Riot Games shuts down Oceanic Pro League, Sydney Office

.Riot Games has announced the dissolution of the Oceanic Pro League after the region did not meet set goals. Additionally, the North American game developer has also closed its Sydney office. The studio focused mostly on operating the league instead of development.

Riot Games dissolves Oceanic Pro League

“At Riot Games, we want to build competitive and sustainable leagues that drive commercial growth and fan engagement and that support professional play as a full-time career,” Riot Games wrote in a statement. “Unfortunately, despite the best efforts of our teams and players, the OPL has not met our goals for the league, and we do not believe that the market is currently able to support the league in its current form.”

Riot Games attributed this change to the Oceanic Pro League not meeting goals. This most likely refers to the low viewership of the region. The Twitch channel saw an average of 2,939 viewers tuning in during the past year, with a peak of just over 27,000 in June 2020. In comparison, the same channel had an average of 3,679 viewers in 2019. Nevertheless, it seemed like Riot Games did not have a positive outlook for the region.

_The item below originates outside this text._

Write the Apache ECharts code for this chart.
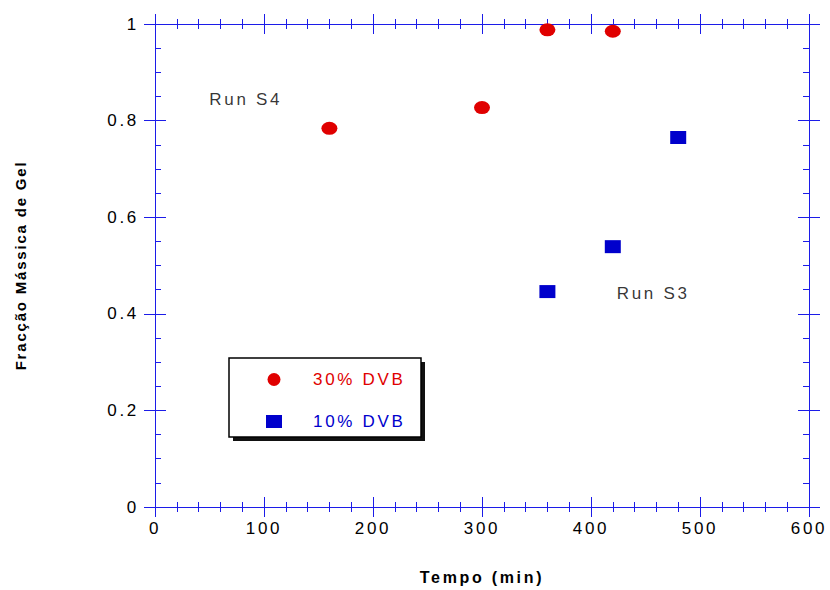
<!DOCTYPE html>
<html>
<head>
<meta charset="utf-8">
<script src="https://cdn.jsdelivr.net/npm/echarts@6/dist/echarts.min.js"></script>
<style>
  html, body { margin: 0; padding: 0; background: #ffffff; }
  #chart { width: 830px; height: 590px; }
  #chart text { letter-spacing: 2.7px; }
  #chart text.tight { letter-spacing: 1.8px; }
</style>
</head>
<body>
<div id="chart"></div>
<script>
// Gel mass fraction vs. time for two crosslinker loadings
const seriesNames = ['30% DVB', '10% DVB'];
const dvb30Time = [160, 300, 360, 420];
const dvb30Gel  = [0.784, 0.827, 0.988, 0.985];
const dvb10Time = [360, 420, 480];
const dvb10Gel  = [0.446, 0.539, 0.765];

// run annotations placed in data coordinates
const noteText = ['Run S4', 'Run S3'];
const noteTime = [49.8, 423.6];
const noteGel  = [0.844, 0.443];

const xTitle = 'Tempo (min)';
const yTitle = 'Fracção Mássica de Gel';

const FONT = 'Liberation Sans';
const INK = '#000000';
const AXIS_BLUE = '#1c1ce8';
const RED = '#e00000';
const BLUE = '#0000cc';
const ELLIPSE = 'path://M0,50a50,50 0 1,0 100,0a50,50 0 1,0 -100,0z';

const chart = echarts.init(document.getElementById('chart'), null, { renderer: 'svg' });

// the rotated axis title uses tighter tracking than the rest of the text
function tightenTitle() {
  document.querySelectorAll('#chart text').forEach(t => {
    if (t.textContent.trim() === yTitle) t.classList.add('tight');
  });
}
chart.on('finished', tightenTitle);
chart.on('rendered', tightenTitle);

function xAxisPart(position, inside, withLabels) {
  return {
    type: 'value', position: position, min: 0, max: 600, interval: 100,
    axisLine: { show: true, onZero: false, lineStyle: { color: AXIS_BLUE, width: 1 } },
    axisTick: { show: true, inside: inside, length: 10, lineStyle: { color: AXIS_BLUE, width: 1 } },
    minorTick: { show: true, splitNumber: 5, length: 5, lineStyle: { color: AXIS_BLUE, width: 1 } },
    splitLine: { show: false },
    axisLabel: withLabels
      ? { show: true, margin: 13, color: INK, fontFamily: FONT, fontSize: 17 }
      : { show: false },
    name: withLabels ? xTitle : '',
    nameLocation: 'middle', nameGap: 62,
    nameTextStyle: { color: INK, fontFamily: FONT, fontSize: 16, fontWeight: 'bold' }
  };
}

function yAxisPart(position, inside, withLabels) {
  return {
    type: 'value', position: position, min: 0, max: 1, interval: 0.2,
    axisLine: { show: true, onZero: false, lineStyle: { color: AXIS_BLUE, width: 1 } },
    axisTick: { show: true, inside: inside, length: 11, lineStyle: { color: AXIS_BLUE, width: 1 } },
    minorTick: { show: inside, splitNumber: 4, length: 6, lineStyle: { color: AXIS_BLUE, width: 1 } },
    splitLine: { show: false },
    axisLabel: withLabels
      ? { show: true, margin: 16, color: INK, fontFamily: FONT, fontSize: 17,
          formatter: v => (v === 0 || v === 1) ? String(v) : v.toFixed(1) }
      : { show: false },
    name: withLabels ? yTitle : '',
    nameLocation: 'middle', nameGap: 127, nameRotate: 90,
    nameTextStyle: { color: INK, fontFamily: FONT, fontSize: 15, fontWeight: 'bold' }
  };
}

chart.setOption({
  animation: false,
  backgroundColor: '#ffffff',
  grid: { left: 155, top: 24, right: 21, bottom: 83, containLabel: false },
  xAxis: [
    xAxisPart('bottom', true, true),
    xAxisPart('bottom', false, false),
    xAxisPart('top', true, false),
    xAxisPart('top', false, false)
  ],
  yAxis: [
    yAxisPart('left', true, true),
    yAxisPart('left', false, false),
    yAxisPart('right', true, false),
    yAxisPart('right', false, false)
  ],
  graphic: [
    { type: 'rect', z: 1, shape: { x: 233, y: 362, width: 192, height: 79 },
      style: { fill: '#111111' } },
    { type: 'rect', z: 2, shape: { x: 229, y: 358, width: 192, height: 79 },
      style: { fill: '#ffffff', stroke: '#000000', lineWidth: 1.5 } }
  ],
  legend: {
    z: 10,
    orient: 'vertical',
    left: 266, top: 371,
    itemWidth: 16, itemHeight: 13, itemGap: 25,
    padding: 0,
    data: [
      { name: seriesNames[0], icon: ELLIPSE, textStyle: { color: RED } },
      { name: seriesNames[1], icon: 'rect', textStyle: { color: BLUE } }
    ],
    textStyle: { fontFamily: FONT, fontSize: 17, padding: [0, 0, 0, 26] }
  },
  series: [
    {
      name: seriesNames[0], type: 'scatter', xAxisIndex: 0, yAxisIndex: 0,
      symbol: ELLIPSE, symbolSize: [16, 13], symbolKeepAspect: false,
      itemStyle: { color: RED, opacity: 1 },
      data: dvb30Time.map((t, i) => [t, dvb30Gel[i]])
    },
    {
      name: seriesNames[1], type: 'scatter', xAxisIndex: 0, yAxisIndex: 0,
      symbol: 'rect', symbolSize: [16, 13],
      itemStyle: { color: BLUE, opacity: 1 },
      data: dvb10Time.map((t, i) => [t, dvb10Gel[i]])
    },
    {
      name: 'notes', type: 'scatter', xAxisIndex: 0, yAxisIndex: 0,
      symbolSize: 0, silent: true,
      label: {
        show: true, position: 'right', distance: 0,
        color: INK, fontFamily: FONT, fontSize: 17,
        formatter: p => p.name
      },
      data: noteTime.map((t, i) => ({ name: noteText[i], value: [t, noteGel[i]] }))
    }
  ]
});
tightenTitle();
setTimeout(tightenTitle, 0);
</script>
</body>
</html>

Oceanic Pro League Twitch Statistics

Graph provided by SullyGnome

Oceanic Players to North America?

The Oceanic Pro League was founded in 2015 and consists of 8 teams from Australasia, Melanesia, Micronesia, and Polynesia. Similar to other regions, the winners of the Spring Split and Summer Split would qualify for the Mid-Season Invitational (MSI) and World Championship, respectively. The OPL most recently saw teams competing that included Chiefs Esports Club, Dire Wolves, Legacy Esports, ORDER, MAMMOTH, Gravitas, Avant Gaming, and Pendant.

However, the disbanding of the OPL does not mean the end of the careers for Australian professional players. Riot Games has added the Oceanic region to the competitive territory of the League of Legends Championship Series (LCS). This means that these players will no longer take up an import slot on LCS rosters, something currently enforced so that North American teams can only have two foreign players. Qualifying tournaments for MSI and Worlds will also be held in the Oceanic region. These tournaments will ensure that teams are represented at international events.